Brüksel Temyiz Mahkemesi Pazartesi günü yaptığı açıklamada, şu anda 70'li yaşlarında olan kadınların, melez kökenleri nedeniyle küçük yaşta annelerinden koparılıp Katolik yetimhanelerine yerleştirildiklerinde devlet tarafından "sistematik olarak kaçırılmalarının" kurbanı olduklarını söyledi.
Mahkeme, Belçika devletinin "siyah bir anne ve beyaz bir babadan doğan çocukları sistematik olarak aramak ve kaçırmak için bir planı" olduğunu söyledi.

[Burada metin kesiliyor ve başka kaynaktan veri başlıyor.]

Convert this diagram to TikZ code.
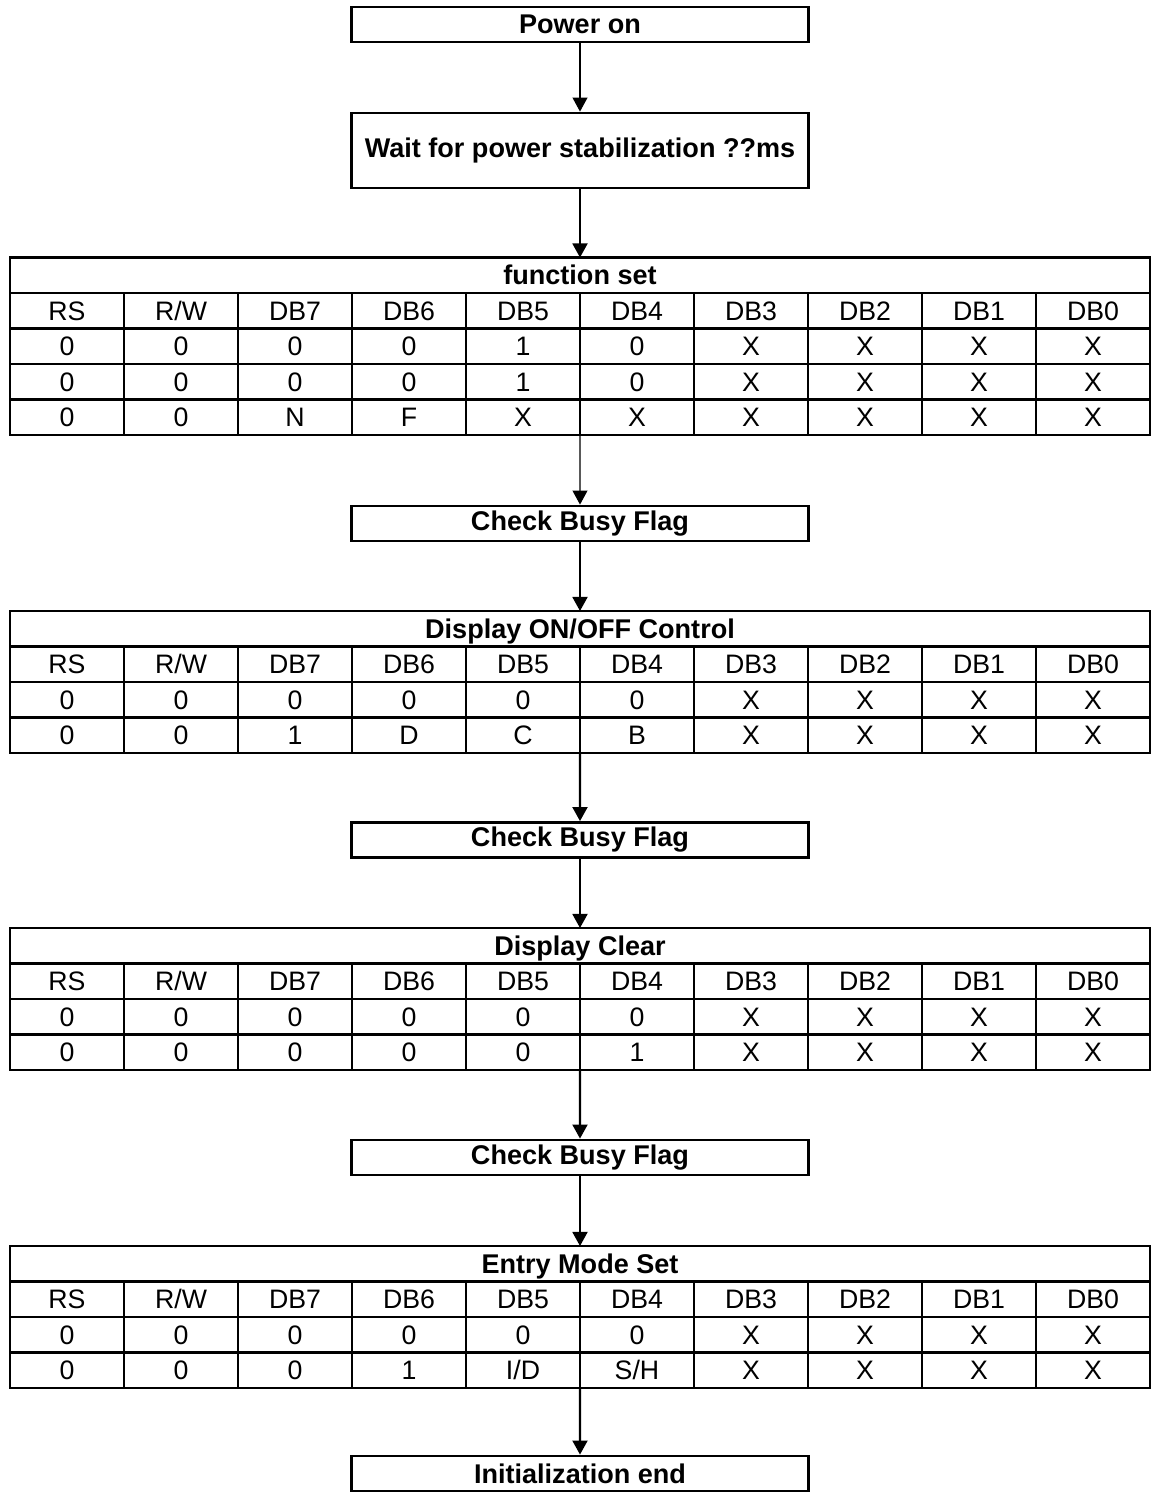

Mahkemeden yapılan açıklamada, "Bu çocukların kaçırılması, uluslararası hukuk ilkeleri uyarınca insanlığa karşı suç teşkil eden insanlık dışı ve zulüm niteliğinde bir eylemdir," denildi.
Mahkeme, devletin beş kadının her birine uğradıkları manevi zararlar için 50.000 euro ödemesine ve 1 milyon eurodan fazla yasal masrafı karşılamasına karar verdi.
Monique Bitu-Bingi, Noëlle Verbeken, Léa Tavares Mujinga, Simone Ngalula ve Marie-José Loshi adlı kadınlar, temyiz mahkemesinin davanın zaman aşımına uğradığını tespit eden 2021 tarihli bir kararı bozmasının ardından Pazartesi günü hukuk mücadelelerini kazandılar.
Beş kadının avukatlarından Michèle Hirsch Belçika medyasına yaptığı açıklamada, "Bu bir zafer ve tarihi bir karar" dedi. "Belçika'da ve muhtemelen Avrupa'da ilk kez bir mahkeme Belçika sömürge devletini insanlığa karşı işlediği suçlardan dolayı mahkum etti."
Belçika hükümeti, 1959-1962 yılları arasında Kongo'da (şimdiki Demokratik Kongo Cumhuriyeti) Avrupa ve Afrika kökenli binlerce melez çocuğun kaçırılması nedeniyle ilk kez 2019 yılında özür dilemişti.
Ülke 1908'den 1960'a kadar Belçika kolonisiydi.
Davada hükümeti temsil eden Belçika dışişleri bakanlığı kararla ilgili olarak kamuoyuna açıklama yapmadı.